What is being asked = Retype the lines from the first one in the records down to the line containing "const keys = categories.map((c, i) => i);", counting both, and leave out any pictures.

===== Records provided =====

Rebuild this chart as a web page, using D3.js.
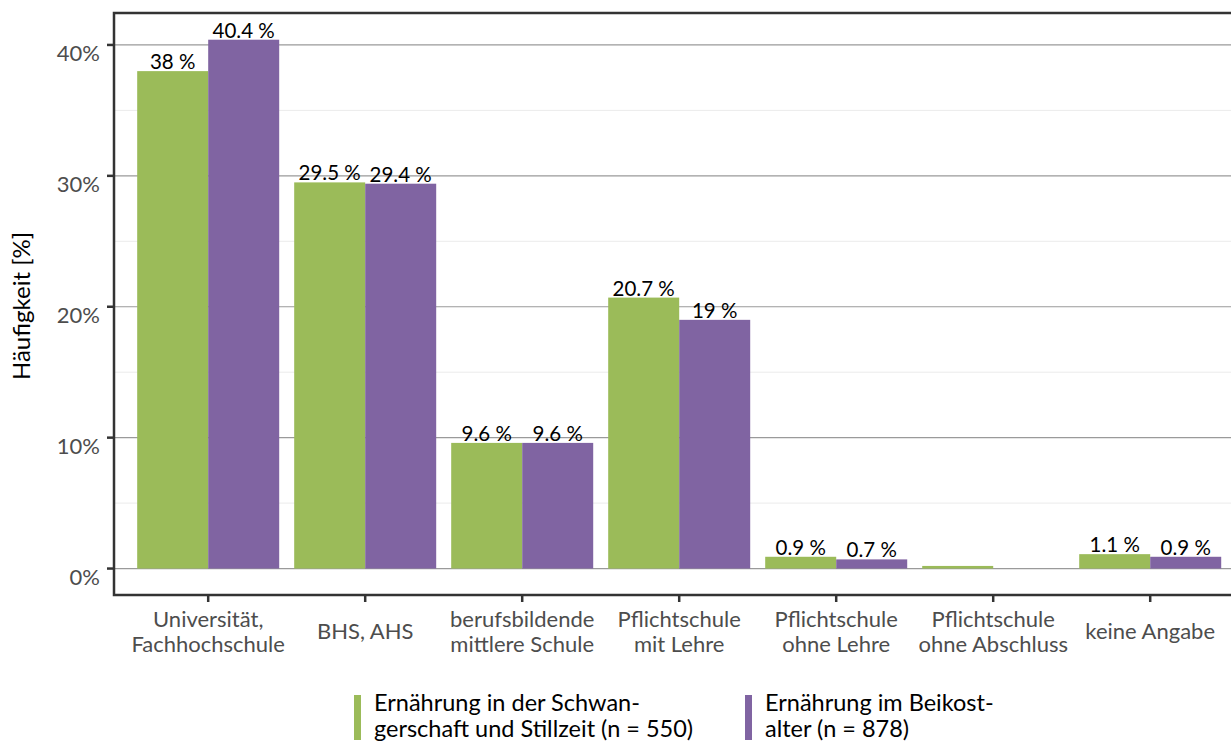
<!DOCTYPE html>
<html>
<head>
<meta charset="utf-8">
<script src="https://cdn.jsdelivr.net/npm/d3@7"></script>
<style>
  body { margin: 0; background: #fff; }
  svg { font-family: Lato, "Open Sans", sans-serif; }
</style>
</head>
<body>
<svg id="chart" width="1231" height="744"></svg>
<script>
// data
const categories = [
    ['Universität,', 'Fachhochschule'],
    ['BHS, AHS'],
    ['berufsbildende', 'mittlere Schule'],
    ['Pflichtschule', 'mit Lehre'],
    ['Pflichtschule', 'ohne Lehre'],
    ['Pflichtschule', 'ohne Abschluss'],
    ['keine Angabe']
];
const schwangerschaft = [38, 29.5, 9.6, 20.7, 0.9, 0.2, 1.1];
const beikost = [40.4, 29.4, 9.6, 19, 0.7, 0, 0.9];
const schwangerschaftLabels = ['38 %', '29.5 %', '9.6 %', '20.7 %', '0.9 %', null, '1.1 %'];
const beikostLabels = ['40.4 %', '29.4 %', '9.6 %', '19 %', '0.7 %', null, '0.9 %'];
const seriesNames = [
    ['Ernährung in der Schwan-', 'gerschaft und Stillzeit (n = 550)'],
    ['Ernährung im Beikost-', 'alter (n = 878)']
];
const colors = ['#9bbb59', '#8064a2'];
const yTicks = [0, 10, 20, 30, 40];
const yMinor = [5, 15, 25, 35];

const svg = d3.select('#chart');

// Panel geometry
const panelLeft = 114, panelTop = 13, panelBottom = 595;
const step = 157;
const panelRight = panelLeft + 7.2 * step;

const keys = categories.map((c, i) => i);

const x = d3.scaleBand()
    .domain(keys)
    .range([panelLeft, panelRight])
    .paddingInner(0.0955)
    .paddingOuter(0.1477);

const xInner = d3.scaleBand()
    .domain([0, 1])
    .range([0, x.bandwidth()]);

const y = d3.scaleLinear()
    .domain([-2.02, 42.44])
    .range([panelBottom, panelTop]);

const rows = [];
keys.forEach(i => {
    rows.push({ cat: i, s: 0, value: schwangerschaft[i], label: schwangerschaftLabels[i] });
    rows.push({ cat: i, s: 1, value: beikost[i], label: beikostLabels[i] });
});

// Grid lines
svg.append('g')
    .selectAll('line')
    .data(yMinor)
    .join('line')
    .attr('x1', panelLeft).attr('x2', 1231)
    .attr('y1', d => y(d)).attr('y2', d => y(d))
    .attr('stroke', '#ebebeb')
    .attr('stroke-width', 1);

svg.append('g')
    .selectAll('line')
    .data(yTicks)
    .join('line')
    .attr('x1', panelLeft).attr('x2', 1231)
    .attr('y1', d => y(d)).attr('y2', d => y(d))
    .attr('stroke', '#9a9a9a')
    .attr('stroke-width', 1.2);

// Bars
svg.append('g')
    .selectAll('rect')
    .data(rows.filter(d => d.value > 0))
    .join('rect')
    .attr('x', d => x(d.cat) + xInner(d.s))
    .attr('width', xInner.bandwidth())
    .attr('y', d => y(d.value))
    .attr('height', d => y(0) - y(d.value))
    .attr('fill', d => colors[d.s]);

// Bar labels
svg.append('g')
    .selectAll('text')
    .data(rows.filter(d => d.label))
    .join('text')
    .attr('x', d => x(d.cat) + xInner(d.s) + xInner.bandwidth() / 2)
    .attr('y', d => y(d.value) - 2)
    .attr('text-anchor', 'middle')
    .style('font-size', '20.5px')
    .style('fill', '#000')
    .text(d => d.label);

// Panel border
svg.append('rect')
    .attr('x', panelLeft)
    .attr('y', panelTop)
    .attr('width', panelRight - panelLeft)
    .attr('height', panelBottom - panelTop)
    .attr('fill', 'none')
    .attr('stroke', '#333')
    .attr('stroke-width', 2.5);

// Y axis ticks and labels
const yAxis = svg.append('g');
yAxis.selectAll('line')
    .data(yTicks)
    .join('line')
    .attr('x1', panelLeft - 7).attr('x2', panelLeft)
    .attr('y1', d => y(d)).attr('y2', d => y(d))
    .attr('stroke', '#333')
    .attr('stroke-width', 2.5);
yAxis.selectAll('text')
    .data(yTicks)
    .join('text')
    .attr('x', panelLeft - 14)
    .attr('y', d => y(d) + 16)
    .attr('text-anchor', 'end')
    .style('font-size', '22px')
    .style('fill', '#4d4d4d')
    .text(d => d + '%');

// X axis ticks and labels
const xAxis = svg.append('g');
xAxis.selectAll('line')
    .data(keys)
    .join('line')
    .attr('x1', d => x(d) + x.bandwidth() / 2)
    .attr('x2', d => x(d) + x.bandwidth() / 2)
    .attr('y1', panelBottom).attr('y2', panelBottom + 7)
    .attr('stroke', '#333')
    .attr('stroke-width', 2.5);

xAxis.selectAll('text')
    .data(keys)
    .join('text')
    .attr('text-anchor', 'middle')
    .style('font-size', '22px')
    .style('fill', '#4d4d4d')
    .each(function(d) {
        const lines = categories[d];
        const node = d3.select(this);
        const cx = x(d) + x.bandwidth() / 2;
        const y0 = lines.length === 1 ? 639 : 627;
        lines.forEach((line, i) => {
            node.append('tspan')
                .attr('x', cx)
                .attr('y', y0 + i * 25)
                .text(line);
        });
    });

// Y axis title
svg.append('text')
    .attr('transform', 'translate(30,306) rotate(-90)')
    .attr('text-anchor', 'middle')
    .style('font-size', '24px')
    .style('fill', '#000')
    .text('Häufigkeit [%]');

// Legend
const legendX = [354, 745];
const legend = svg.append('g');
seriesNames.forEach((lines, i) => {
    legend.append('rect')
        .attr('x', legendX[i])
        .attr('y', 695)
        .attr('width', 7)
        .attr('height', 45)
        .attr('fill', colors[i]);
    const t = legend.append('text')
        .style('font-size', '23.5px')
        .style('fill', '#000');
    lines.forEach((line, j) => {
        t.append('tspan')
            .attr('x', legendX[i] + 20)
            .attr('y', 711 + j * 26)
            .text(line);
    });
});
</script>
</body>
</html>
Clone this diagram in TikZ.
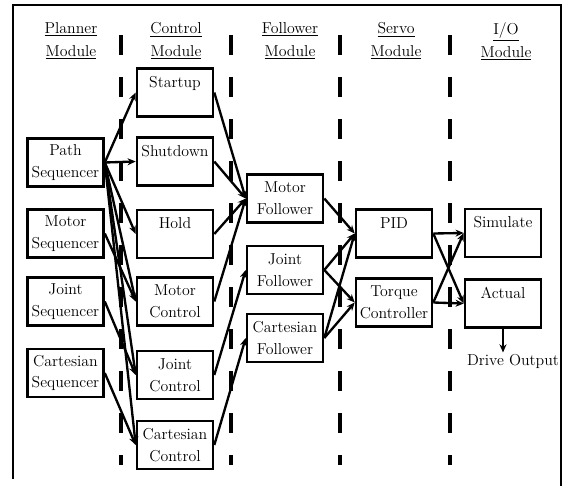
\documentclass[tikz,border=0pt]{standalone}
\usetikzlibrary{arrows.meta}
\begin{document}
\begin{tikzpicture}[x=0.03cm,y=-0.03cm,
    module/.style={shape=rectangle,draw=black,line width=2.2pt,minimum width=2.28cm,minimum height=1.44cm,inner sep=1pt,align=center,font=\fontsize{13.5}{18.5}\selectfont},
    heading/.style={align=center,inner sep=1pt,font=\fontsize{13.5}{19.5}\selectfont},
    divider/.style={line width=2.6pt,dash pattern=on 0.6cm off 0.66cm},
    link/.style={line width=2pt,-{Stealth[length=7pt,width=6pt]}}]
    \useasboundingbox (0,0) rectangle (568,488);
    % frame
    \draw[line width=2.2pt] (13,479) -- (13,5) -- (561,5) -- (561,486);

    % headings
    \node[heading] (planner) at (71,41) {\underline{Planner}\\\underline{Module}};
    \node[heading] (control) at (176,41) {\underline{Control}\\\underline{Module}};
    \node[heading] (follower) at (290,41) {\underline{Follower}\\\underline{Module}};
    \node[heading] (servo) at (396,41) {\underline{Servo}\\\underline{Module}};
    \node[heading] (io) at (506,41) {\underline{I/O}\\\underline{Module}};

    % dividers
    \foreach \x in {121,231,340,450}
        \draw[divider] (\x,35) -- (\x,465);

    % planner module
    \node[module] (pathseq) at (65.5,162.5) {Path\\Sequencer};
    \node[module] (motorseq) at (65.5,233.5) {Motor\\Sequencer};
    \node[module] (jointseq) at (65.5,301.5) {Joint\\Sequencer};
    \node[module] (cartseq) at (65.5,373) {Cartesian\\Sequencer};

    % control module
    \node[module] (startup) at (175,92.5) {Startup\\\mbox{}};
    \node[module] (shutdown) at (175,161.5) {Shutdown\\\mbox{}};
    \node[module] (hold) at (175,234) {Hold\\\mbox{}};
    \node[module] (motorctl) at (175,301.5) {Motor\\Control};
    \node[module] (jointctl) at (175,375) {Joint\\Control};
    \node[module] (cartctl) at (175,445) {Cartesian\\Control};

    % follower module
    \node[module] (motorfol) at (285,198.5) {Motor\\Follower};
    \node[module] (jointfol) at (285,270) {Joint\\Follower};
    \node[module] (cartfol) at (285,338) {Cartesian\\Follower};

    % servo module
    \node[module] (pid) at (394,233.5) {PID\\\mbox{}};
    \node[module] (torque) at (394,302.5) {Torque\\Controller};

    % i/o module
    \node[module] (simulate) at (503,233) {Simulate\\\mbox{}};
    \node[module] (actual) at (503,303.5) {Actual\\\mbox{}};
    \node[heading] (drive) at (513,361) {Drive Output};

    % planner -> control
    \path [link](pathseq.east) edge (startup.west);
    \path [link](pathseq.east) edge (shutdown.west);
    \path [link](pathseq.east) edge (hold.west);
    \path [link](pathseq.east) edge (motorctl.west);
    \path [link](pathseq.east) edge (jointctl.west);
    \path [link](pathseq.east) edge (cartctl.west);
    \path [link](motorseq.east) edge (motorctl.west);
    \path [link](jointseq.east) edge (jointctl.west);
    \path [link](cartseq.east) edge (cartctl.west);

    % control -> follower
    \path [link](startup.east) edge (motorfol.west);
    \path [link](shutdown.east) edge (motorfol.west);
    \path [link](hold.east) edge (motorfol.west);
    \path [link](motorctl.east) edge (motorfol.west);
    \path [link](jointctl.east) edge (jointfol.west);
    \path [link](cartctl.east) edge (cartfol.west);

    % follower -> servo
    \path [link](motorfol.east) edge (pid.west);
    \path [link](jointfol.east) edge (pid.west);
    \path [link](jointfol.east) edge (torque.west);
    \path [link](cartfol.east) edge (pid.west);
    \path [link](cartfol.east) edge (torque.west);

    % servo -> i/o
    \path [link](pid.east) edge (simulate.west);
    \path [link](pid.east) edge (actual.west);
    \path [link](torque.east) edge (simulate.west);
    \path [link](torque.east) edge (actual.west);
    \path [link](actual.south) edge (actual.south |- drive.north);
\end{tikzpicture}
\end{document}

=====

Response =
Rebuild this chart as a web page, using D3.js.
<!DOCTYPE html>
<html>
<head>
<meta charset="utf-8">
<script src="https://cdn.jsdelivr.net/npm/d3@7"></script>
<style>
  body { margin: 0; background: #fff; }
  svg { font-family: Lato, "Open Sans", sans-serif; }
</style>
</head>
<body>
<svg id="chart" width="1231" height="744"></svg>
<script>
// data
const categories = [
    ['Universität,', 'Fachhochschule'],
    ['BHS, AHS'],
    ['berufsbildende', 'mittlere Schule'],
    ['Pflichtschule', 'mit Lehre'],
    ['Pflichtschule', 'ohne Lehre'],
    ['Pflichtschule', 'ohne Abschluss'],
    ['keine Angabe']
];
const schwangerschaft = [38, 29.5, 9.6, 20.7, 0.9, 0.2, 1.1];
const beikost = [40.4, 29.4, 9.6, 19, 0.7, 0, 0.9];
const schwangerschaftLabels = ['38 %', '29.5 %', '9.6 %', '20.7 %', '0.9 %', null, '1.1 %'];
const beikostLabels = ['40.4 %', '29.4 %', '9.6 %', '19 %', '0.7 %', null, '0.9 %'];
const seriesNames = [
    ['Ernährung in der Schwan-', 'gerschaft und Stillzeit (n = 550)'],
    ['Ernährung im Beikost-', 'alter (n = 878)']
];
const colors = ['#9bbb59', '#8064a2'];
const yTicks = [0, 10, 20, 30, 40];
const yMinor = [5, 15, 25, 35];

const svg = d3.select('#chart');

// Panel geometry
const panelLeft = 114, panelTop = 13, panelBottom = 595;
const step = 157;
const panelRight = panelLeft + 7.2 * step;

const keys = categories.map((c, i) => i);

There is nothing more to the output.